At its heart, the beautiful film Elegy is about a barrier — a self-made barrier that permits in many of love’s cheap substitutes, but not love itself.

On the surface, it’s the story of an old man (David Kepesh, played by Ben Kingsley) and his young student (Penelope Cruz as Consuela Castillo), and their torrid, lusty affair. Kepesh, a professor and theater critic, was divorced 30 years ago and has maintained a distance with women every since. He has his regular, detached paramour in Carolyn (Patricia Clarkson), and he has apparently seduced many a student, but he has not allowed himself to truly love in three decades.

elegyConsuela begins as just another conquest, but there is something unsual about her that begins to awaken stirrings in him. But, rusty from years of disuse, his emotional muscles misfire. Instead of protectiveness, he manifests possessiveness. Instead of a healthy desire for commitment, he comes up with jealousy and suspicion.

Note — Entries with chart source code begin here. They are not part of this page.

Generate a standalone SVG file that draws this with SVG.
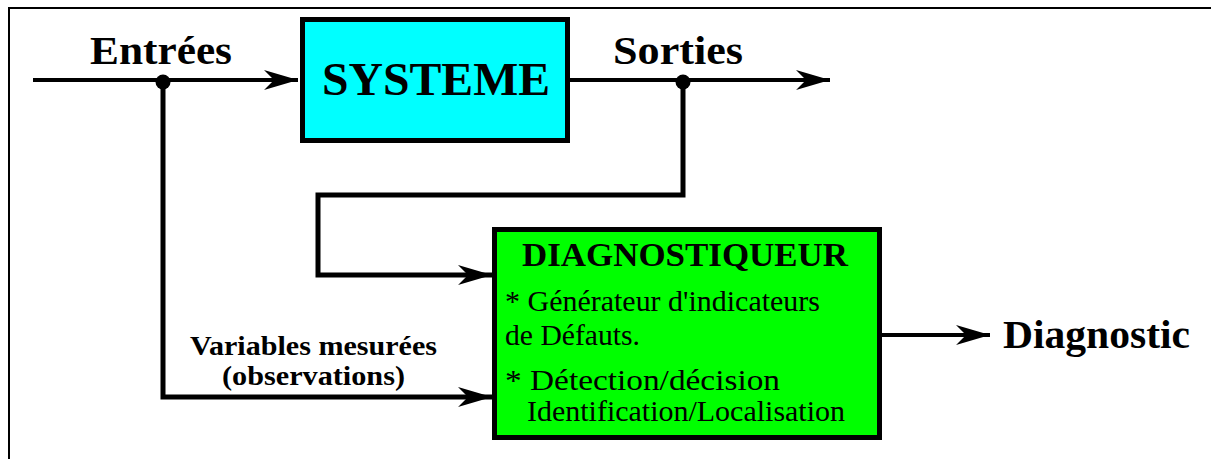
<svg xmlns="http://www.w3.org/2000/svg" width="1211" height="459" viewBox="0 0 1211 459">
  <style>
    .wire { fill: none; stroke: #000; stroke-width: 5; stroke-linejoin: miter; stroke-linecap: butt; }
    .thin { stroke-width: 4; }
    .box { stroke: #000; stroke-width: 5; }
    .lbl { font-family: "Liberation Serif", "Times New Roman", serif; fill: #000; }
    .b { font-weight: bold; }
  </style>
  <defs>
    <marker id="arrow" markerUnits="userSpaceOnUse" markerWidth="40" markerHeight="24" viewBox="-36 -12 38 24" refX="0" refY="0" orient="auto">
      <path d="M0,0 L-34,-10 L-24,0 L-34,10 Z" fill="#000"/>
    </marker>
  </defs>

  <!-- page frame -->
  <path d="M9,459 V8 H1211" fill="none" stroke="#000" stroke-width="2"/>

  <!-- connectors -->
  <g id="connectors">
    <path class="wire thin" d="M33,80 H298" marker-end="url(#arrow)"/>
    <path class="wire thin" d="M570,80 H830" marker-end="url(#arrow)"/>
    <path class="wire" d="M683,82 V195 H318 V275 H492" marker-end="url(#arrow)"/>
    <path class="wire" d="M163,82 V397 H492" marker-end="url(#arrow)"/>
    <path class="wire thin" d="M882,335 H990" marker-end="url(#arrow)"/>
    <circle cx="163" cy="82" r="7.5" fill="#000"/>
    <circle cx="683" cy="82" r="7.5" fill="#000"/>
  </g>

  <!-- signal labels -->
  <g id="labels">
    <text class="lbl b" x="90" y="64" font-size="39" textLength="142" lengthAdjust="spacingAndGlyphs">Entrées</text>
    <text class="lbl b" x="613" y="64" font-size="39" textLength="130" lengthAdjust="spacingAndGlyphs">Sorties</text>
    <text class="lbl b" x="190" y="355" font-size="28" textLength="247" lengthAdjust="spacingAndGlyphs">Variables mesurées</text>
    <text class="lbl b" x="222" y="385" font-size="28" textLength="183" lengthAdjust="spacingAndGlyphs">(observations)</text>
    <text class="lbl b" x="1003" y="348" font-size="39" textLength="187" lengthAdjust="spacingAndGlyphs">Diagnostic</text>
  </g>

  <!-- process block -->
  <g id="systeme">
    <rect class="box" x="302.5" y="19.5" width="265" height="121" fill="#00ffff"/>
    <text class="lbl b" x="322" y="95" font-size="47" textLength="228" lengthAdjust="spacingAndGlyphs">SYSTEME</text>
  </g>

  <!-- diagnosis block -->
  <g id="diagnostiqueur">
    <rect class="box" x="494.5" y="229.5" width="385" height="208" fill="#00ff00"/>
    <text class="lbl b" x="522" y="266" font-size="34" textLength="326" lengthAdjust="spacingAndGlyphs">DIAGNOSTIQUEUR</text>
    <text class="lbl" x="505" y="311" font-size="29" textLength="315" lengthAdjust="spacingAndGlyphs">* Générateur d'indicateurs</text>
    <text class="lbl" x="505" y="345" font-size="29" textLength="135" lengthAdjust="spacingAndGlyphs">de Défauts.</text>
    <text class="lbl" x="505" y="390" font-size="29" textLength="275" lengthAdjust="spacingAndGlyphs">* Détection/décision</text>
    <text class="lbl" x="527" y="421" font-size="29" textLength="318" lengthAdjust="spacingAndGlyphs">Identification/Localisation</text>
  </g>
</svg>
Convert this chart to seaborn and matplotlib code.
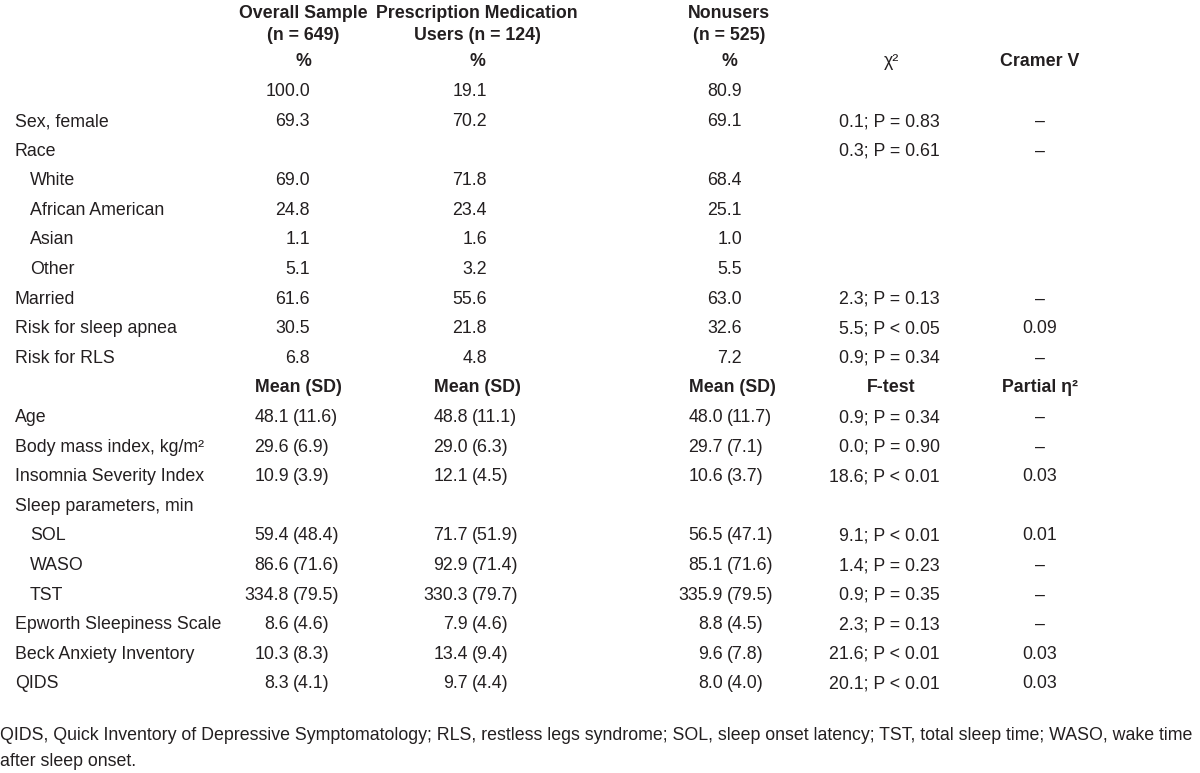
import numpy as np
import pandas as pd
import matplotlib
import matplotlib.pyplot as plt
import seaborn as sns

# --- table data -------------------------------------------------------------
groups = ["Overall Sample", "Prescription Medication", "Nonusers"]
groupN = ["(n = 649)", "Users (n = 124)", "(n = 525)"]

# percent block (None = empty cell)
pctLabels = ["", "Sex, female", "Race", "White", "African American", "Asian", "Other",
             "Married", "Risk for sleep apnea", "Risk for RLS"]
pctIndent = [0, 0, 0, 1, 1, 1, 1, 0, 0, 0]
pctOverall = [100.0, 69.3, None, 69.0, 24.8, 1.1, 5.1, 61.6, 30.5, 6.8]
pctUsers = [19.1, 70.2, None, 71.8, 23.4, 1.6, 3.2, 55.6, 21.8, 4.8]
pctNonusers = [80.9, 69.1, None, 68.4, 25.1, 1.0, 5.5, 63.0, 32.6, 7.2]
chiTest = ["", "0.1; P = 0.83", "0.3; P = 0.61", "", "", "", "", "2.3; P = 0.13",
           "5.5; P < 0.05", "0.9; P = 0.34"]
cramerV = ["", "–", "–", "", "", "", "", "–", "0.09", "–"]

# mean (SD) block
meanLabels = ["Age", "Body mass index, kg/m²", "Insomnia Severity Index", "Sleep parameters, min",
              "SOL", "WASO", "TST", "Epworth Sleepiness Scale", "Beck Anxiety Inventory", "QIDS"]
meanIndent = [0, 0, 0, 0, 1, 1, 1, 0, 0, 0]
meanOverall = [48.1, 29.6, 10.9, None, 59.4, 86.6, 334.8, 8.6, 10.3, 8.3]
sdOverall = [11.6, 6.9, 3.9, None, 48.4, 71.6, 79.5, 4.6, 8.3, 4.1]
meanUsers = [48.8, 29.0, 12.1, None, 71.7, 92.9, 330.3, 7.9, 13.4, 9.7]
sdUsers = [11.1, 6.3, 4.5, None, 51.9, 71.4, 79.7, 4.6, 9.4, 4.4]
meanNonusers = [48.0, 29.7, 10.6, None, 56.5, 85.1, 335.9, 8.8, 9.6, 8.0]
sdNonusers = [11.7, 7.1, 3.7, None, 47.1, 71.6, 79.5, 4.5, 7.8, 4.0]
fTest = ["0.9; P = 0.34", "0.0; P = 0.90", "18.6; P < 0.01", "", "9.1; P < 0.01",
         "1.4; P = 0.23", "0.9; P = 0.35", "2.3; P = 0.13", "21.6; P < 0.01", "20.1; P < 0.01"]
partialEta = ["–", "–", "0.03", "", "0.01", "–", "–", "–", "0.03", "0.03"]

footnote = ["QIDS, Quick Inventory of Depressive Symptomatology; RLS, restless legs syndrome; "
            "SOL, sleep onset latency; TST, total sleep time; WASO, wake time",
            "after sleep onset."]

# --- layout -----------------------------------------------------------------
sns.set_theme(style="white")
plt.rcParams['font.family'] = ['Liberation Sans Narrow', 'Liberation Sans', 'DejaVu Sans']
FS = 12.8
INK = "#231f20"

colCenter = [303, 477, 729]      # group header centres
pctRight = [310, 487, 742]       # right edge of percent values
meanRight = [289, 468, 723]      # right edge of the mean part
testRight = 940
testCenter = 891
effCenter = 1040
labelX = [15, 30]
row0, rowStep = 92, 29.6

fig = plt.figure(figsize=(12, 7.73), dpi=100)
ax = fig.add_axes([0, 0, 1, 1])
ax.set_xlim(0, 1200)
ax.set_ylim(773, 0)
ax.axis("off")


def put(x, y, s, ha="left", bold=False):
    ax.text(x, y, s, ha=ha, va="center", fontsize=FS, color=INK,
            fontweight="bold" if bold else "normal")


# headers
for c, g, n in zip(colCenter, groups, groupN):
    put(c, 13, g, ha="center", bold=True)
    put(c, 36, n, ha="center", bold=True)
    put(c, 62, "%", ha="center", bold=True)
put(testCenter, 62, "χ²", ha="center")
put(effCenter, 62, "Cramer V", ha="center", bold=True)

# percent block
for i in range(len(pctLabels)):
    y = row0 + i * rowStep
    put(labelX[pctIndent[i]], y, pctLabels[i])
    for xr, vals in zip(pctRight, [pctOverall, pctUsers, pctNonusers]):
        if vals[i] is not None:
            put(xr, y, "{:.1f}".format(vals[i]), ha="right")
    put(testRight, y, chiTest[i], ha="right")
    put(effCenter, y, cramerV[i], ha="center")

# mean block header
yHead = row0 + len(pctLabels) * rowStep
for xr in meanRight:
    put(xr + 9, yHead, "Mean (SD)", ha="center", bold=True)
put(testCenter, yHead, "F-test", ha="center", bold=True)
put(effCenter, yHead, "Partial η²", ha="center", bold=True)

# mean block
for j in range(len(meanLabels)):
    y = yHead + (j + 1) * rowStep
    put(labelX[meanIndent[j]], y, meanLabels[j])
    for xr, m, s in zip(meanRight, [meanOverall, meanUsers, meanNonusers],
                        [sdOverall, sdUsers, sdNonusers]):
        if m[j] is not None:
            put(xr, y, "{:.1f}".format(m[j]), ha="right")
            put(xr + 4, y, "({:.1f})".format(s[j]), ha="left")
    put(testRight, y, fTest[j], ha="right")
    put(effCenter, y, partialEta[j], ha="center")

put(0, 736, footnote[0])
put(0, 761, footnote[1])

fig.savefig("out.png", dpi=100, facecolor="white")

There is much more to the film, and it really must be seen to be appreciated, but here is its core: For the young, time is always made up of what is past. Those who are old measure time by the closeness of death. (Paraphrased from The Dying Animal, the Philip Roth novel upon which Elegy is based.) Consuela’s life is ahead of her, David’s is mostly behind. Trying to match up on anything other than a superficial level brings this incongruity into sharp relief, and rather than face it, David settles for the comforts of sex and casual affection.

Elegy is not a perfect film. The second half in particular renders some false notes, when Consuela comes back into David’s life after a couple of years apart. But it is powerful all the same, and revelatory.